For h, its inverse function h^-1 must have a range of [0,2]. Because the domain of a function becomes the range of its inverse. Since the range must be [0,2], that means I know that I must take the positive square-root - because if I take the negative square-root, the range will also be negative.

Ah, makes sense All cleared up.

[Corey King]

I'm stuck on this question about function applications (final question of chapter).

I'm stuck at question b) ii - Find the allowable values of x.
https://gyazo.com/b38f9fb23d45081e919ca7b9723d0ae4
I understand why x must be < 24, but I can't see how they infer 24 - 2x < 0 in the solved answers.
https://gyazo.com/5ceb1349ab91e3e7478074236fce7922

[keltingmeith]

I'm stuck on this question about function applications (final question of chapter).

I'm stuck at question b) ii - Find the allowable values of x.
https://gyazo.com/b38f9fb23d45081e919ca7b9723d0ae4
I understand why x must be < 24, but I can't see how they infer 24 - 2x < 0 in the solved answers.
https://gyazo.com/5ceb1349ab91e3e7478074236fce7922

See attached picture.

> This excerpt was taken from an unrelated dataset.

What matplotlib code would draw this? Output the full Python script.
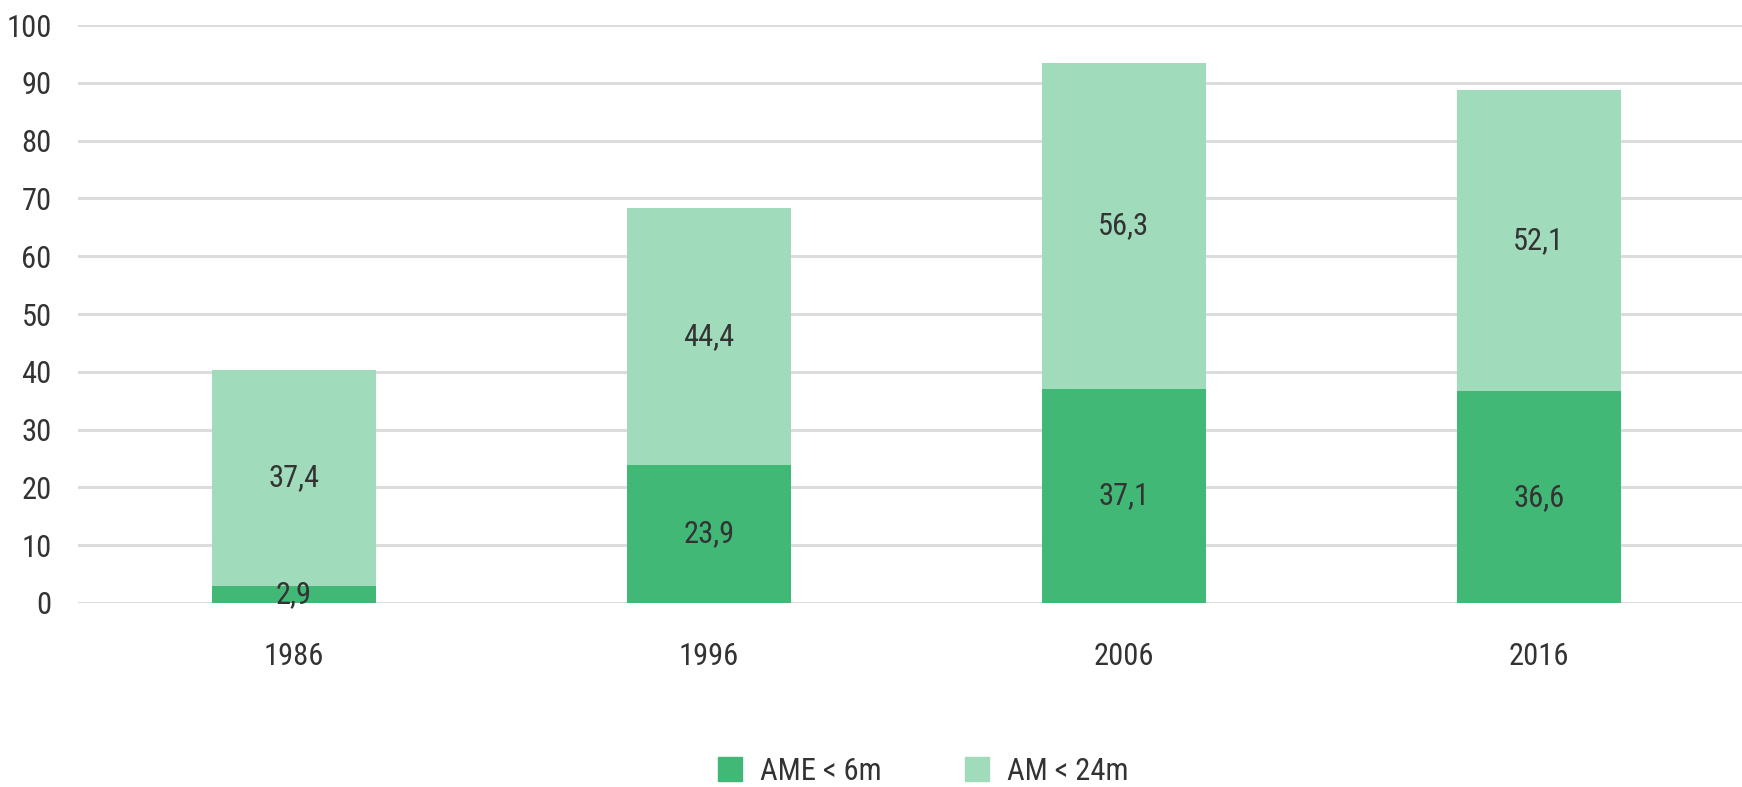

If y-x is positive, then the little overhang bit I've put there exists. If y-x=0, it doesn't exist, and y=x. However, if y-x is negative, then you'd have a negative length, and that's not allowed. Hence, y-x>0. And since y=24-x, this means that y-x=24-x-x=24-2x>0, and gives you that x<12.

[Sherlock.Holmes]

How much do you need in each exam for a 25 ss?